We express no opinion herein as to the laws of any state or jurisdiction other than the General Corporation Law of the State of Delaware (including the statutory provisions, the applicable provisions of the Delaware Constitution and reported judicial decisions interpreting the foregoing), and the federal laws of the United States of America.
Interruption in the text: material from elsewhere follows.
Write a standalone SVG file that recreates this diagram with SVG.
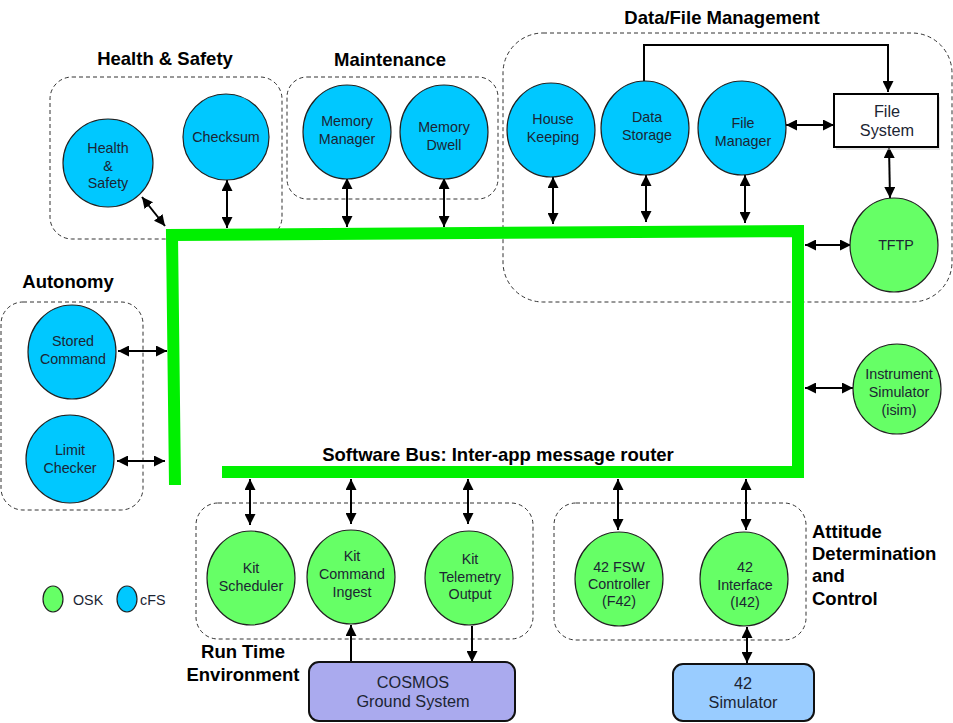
<svg xmlns="http://www.w3.org/2000/svg" width="953" height="723" viewBox="0 0 953 723">
<style>
.grp{fill:none;stroke:#333;stroke-width:1;stroke-dasharray:4 3}
.ttl{font-family:"Liberation Sans",Arial,sans-serif;font-weight:bold;font-size:18.5px;fill:#000}
.cfs{fill:#00c8ff;stroke:#222;stroke-width:1.2}
.osk{fill:#66ff66;stroke:#222;stroke-width:1.2}
.t{font-family:"Liberation Sans",Arial,sans-serif;font-size:14.3px;fill:#1c2533;text-anchor:middle;dominant-baseline:central}
.lg{font-family:"Liberation Sans",Arial,sans-serif;font-size:14.3px;fill:#1c2533;text-anchor:start;dominant-baseline:central}
.bt{font-family:"Liberation Sans",Arial,sans-serif;font-size:16.3px;fill:#1c2533;text-anchor:middle;dominant-baseline:central}
.c{fill:none;stroke:#000;stroke-width:2}
.da{marker-start:url(#ah);marker-end:url(#ah)}
.sa{marker-end:url(#ah)}
</style>
<defs>
<marker id="ah" viewBox="0 0 10 10" refX="10" refY="5" markerWidth="11" markerHeight="11" markerUnits="userSpaceOnUse" orient="auto-start-reverse">
<path d="M0,0 L10,5 L0,10 z" fill="#000"/>
</marker>
</defs>
<rect width="953" height="723" fill="#fff"/>

<!-- group boxes -->
<g id="grp-health">
<rect class="grp" x="50" y="77" width="232" height="162" rx="22"/>
<text class="ttl" x="165" y="65" text-anchor="middle">Health &amp; Safety</text>
</g>
<g id="grp-maint">
<rect class="grp" x="287" y="77" width="211" height="122" rx="20"/>
<text class="ttl" x="390" y="66" text-anchor="middle">Maintenance</text>
</g>
<g id="grp-data">
<rect class="grp" x="503" y="33" width="449" height="269" rx="40"/>
<text class="ttl" x="722" y="24" text-anchor="middle">Data/File Management</text>
</g>
<g id="grp-auto">
<rect class="grp" x="1" y="302" width="142" height="208" rx="22"/>
<text class="ttl" x="68" y="288" text-anchor="middle">Autonomy</text>
</g>
<g id="grp-rte">
<rect class="grp" x="196" y="503" width="337" height="136" rx="22"/>
<text class="ttl" x="243" y="658" text-anchor="middle">Run Time</text>
<text class="ttl" x="243" y="681" text-anchor="middle">Environment</text>
</g>
<g id="grp-adc">
<rect class="grp" x="554" y="503" width="252" height="137" rx="22"/>
<text class="ttl" x="812" y="538">Attitude</text>
<text class="ttl" x="812" y="560">Determination</text>
<text class="ttl" x="812" y="582">and</text>
<text class="ttl" x="812" y="605">Control</text>
</g>

<!-- software bus -->
<g id="bus">
<path d="M175 485 L172 235 L798 231 L798 472 L222 472" fill="none" stroke="#00f000" stroke-width="12" stroke-linejoin="miter"/>
<text class="ttl" x="498" y="461" text-anchor="middle">Software Bus: Inter-app message router</text>
</g>

<!-- connectors -->
<g id="connectors">
<line class="c da" x1="142" y1="197" x2="165" y2="226"/>
<line class="c da" x1="227" y1="180" x2="227" y2="228"/>
<line class="c da" x1="347" y1="178" x2="347" y2="227"/>
<line class="c da" x1="444" y1="178" x2="444" y2="227"/>
<line class="c da" x1="553" y1="177" x2="553" y2="224"/>
<line class="c da" x1="646" y1="175" x2="646" y2="222"/>
<line class="c da" x1="745" y1="175" x2="745" y2="223"/>
<polyline class="c sa" points="644,81 644,45 888,45 888,92" stroke-width="1.3"/>
<line class="c da" x1="786" y1="125" x2="834" y2="125"/>
<line class="c da" x1="889" y1="147" x2="890" y2="198" stroke-width="1.3"/>
<line class="c da" x1="805" y1="245" x2="851" y2="245"/>
<line class="c da" x1="118" y1="351" x2="167" y2="351"/>
<line class="c da" x1="117" y1="461" x2="165" y2="461"/>
<line class="c da" x1="805" y1="388" x2="853" y2="388"/>
<line class="c da" x1="250" y1="479" x2="250" y2="525"/>
<line class="c da" x1="351" y1="479" x2="351" y2="524"/>
<line class="c da" x1="468" y1="479" x2="468" y2="524"/>
<line class="c da" x1="618" y1="479" x2="618" y2="530"/>
<line class="c da" x1="746" y1="479" x2="746" y2="530"/>
<line class="c sa" x1="351" y1="662" x2="351" y2="625"/>
<line class="c sa" x1="472" y1="626" x2="472" y2="662"/>
<line class="c da" x1="747" y1="627" x2="747" y2="663"/>
</g>

<!-- nodes -->
<g id="n-hs">
<ellipse class="cfs" cx="108" cy="163" rx="45" ry="44"/>
<text class="t" x="108" y="148">Health</text><text class="t" x="108" y="166">&amp;</text><text class="t" x="108" y="183">Safety</text>
</g>
<g id="n-checksum">
<ellipse class="cfs" cx="226" cy="137" rx="43" ry="43"/>
<text class="t" x="226" y="137">Checksum</text>
</g>
<g id="n-memmgr">
<ellipse class="cfs" cx="347" cy="132" rx="44" ry="47"/>
<text class="t" x="347" y="121">Memory</text><text class="t" x="347" y="139">Manager</text>
</g>
<g id="n-memdwell">
<ellipse class="cfs" cx="444" cy="132" rx="44" ry="47"/>
<text class="t" x="444" y="127">Memory</text><text class="t" x="444" y="145">Dwell</text>
</g>
<g id="n-hk">
<ellipse class="cfs" cx="551" cy="130" rx="44" ry="47"/>
<text class="t" x="553" y="119">House</text><text class="t" x="553" y="137">Keeping</text>
</g>
<g id="n-ds">
<ellipse class="cfs" cx="645" cy="128" rx="44" ry="47"/>
<text class="t" x="647" y="117">Data</text><text class="t" x="647" y="135">Storage</text>
</g>
<g id="n-fm">
<ellipse class="cfs" cx="742" cy="128" rx="44" ry="47"/>
<text class="t" x="743" y="123">File</text><text class="t" x="743" y="141">Manager</text>
</g>
<g id="n-fs">
<rect x="836" y="97" width="104" height="53" fill="#ccc" opacity="0.5"/>
<rect x="834" y="94" width="104" height="53" fill="#fff" stroke="#000" stroke-width="2"/>
<text class="bt" x="887" y="111">File</text><text class="bt" x="887" y="130">System</text>
</g>
<g id="n-tftp">
<ellipse class="osk" cx="894" cy="245" rx="44" ry="47"/>
<text class="t" x="896" y="245">TFTP</text>
</g>
<g id="n-sc">
<ellipse class="cfs" cx="72" cy="352" rx="44" ry="47"/>
<text class="t" x="73" y="341">Stored</text><text class="t" x="73" y="359">Command</text>
</g>
<g id="n-lc">
<ellipse class="cfs" cx="70" cy="459" rx="44" ry="44"/>
<text class="t" x="70" y="450">Limit</text><text class="t" x="70" y="468">Checker</text>
</g>
<g id="n-isim">
<ellipse class="osk" cx="897" cy="389" rx="44" ry="45"/>
<text class="t" x="899" y="374">Instrument</text><text class="t" x="899" y="392">Simulator</text><text class="t" x="899" y="410">(isim)</text>
</g>
<g id="n-ks">
<ellipse class="osk" cx="251" cy="578" rx="44" ry="47"/>
<text class="t" x="251" y="568">Kit</text><text class="t" x="251" y="586">Scheduler</text>
</g>
<g id="n-kci">
<ellipse class="osk" cx="351" cy="577" rx="44" ry="47"/>
<text class="t" x="352" y="556">Kit</text><text class="t" x="352" y="574">Command</text><text class="t" x="352" y="592">Ingest</text>
</g>
<g id="n-kto">
<ellipse class="osk" cx="469" cy="578" rx="44" ry="47"/>
<text class="t" x="470" y="559">Kit</text><text class="t" x="470" y="577">Telemetry</text><text class="t" x="470" y="594">Output</text>
</g>
<g id="n-cosmos">
<rect x="309" y="662" width="206" height="59" rx="10" fill="#aaaaee" stroke="#111" stroke-width="2"/>
<text class="bt" x="413" y="682">COSMOS</text><text class="bt" x="413" y="701">Ground System</text>
</g>
<g id="n-f42">
<ellipse class="osk" cx="619" cy="579" rx="44" ry="47"/>
<text class="t" x="619" y="567">42 FSW</text><text class="t" x="619" y="584">Controller</text><text class="t" x="619" y="601">(F42)</text>
</g>
<g id="n-i42">
<ellipse class="osk" cx="744" cy="579" rx="44" ry="47"/>
<text class="t" x="745" y="567">42</text><text class="t" x="745" y="585">Interface</text><text class="t" x="745" y="602">(I42)</text>
</g>
<g id="n-sim42">
<rect x="673" y="664" width="141" height="57" rx="10" fill="#99ccff" stroke="#111" stroke-width="2"/>
<text class="bt" x="743" y="683">42</text><text class="bt" x="743" y="702">Simulator</text>
</g>

<!-- legend -->
<g id="legend">
<ellipse class="osk" cx="53" cy="599" rx="10" ry="13"/>
<text class="lg" x="73" y="600">OSK</text>
<ellipse class="cfs" cx="127" cy="599" rx="10" ry="13"/>
<text class="lg" x="140" y="600">cFS</text>
</g>
</svg>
For purposes of this opinion, we assume that the Common Shares and Underlying Shares were, or will be, as applicable, issued in compliance with all applicable state securities or blue sky laws.

 

Based upon and subject to the foregoing, it is our opinion that the Common Shares are duly authorized for issuance by the Company and, when the Amended and Restated Certificate of Incorporation has been filed with the Secretary of State of the State of Delaware and the Common Shares are issued and paid for as described in the Registration Statement, such Common Shares will be validly issued, fully paid, and nonassessable.

 



 

Based upon and subject to the foregoing, it is our opinion that the Underwriter’s Warrant has been duly authorized and upon issuance and sale of the Underwriter’s Warrant in conformity with and pursuant to the Registration Statement, the Underwriter’s Warrant will be validly issued, fully paid and non-assessable.

 

Based upon and subject to the foregoing, it is our opinion that the Underlying Shares have been duly authorized and, upon exercise and payment of the exercise price therefor in accordance with the terms of the Underwriter’s Warrant, will be validly issued, fully paid and non-assessable.

 

We hereby consent to the filing of this opinion as an exhibit to the Registration Statement and to the reference of our name under the caption “Legal Matters” in the prospectus forming part of the Registration Statement. In giving our consent we do not thereby admit that we are in the category of persons whose consent is required under Section 7 of the Securities Act or the rules and regulations thereunder.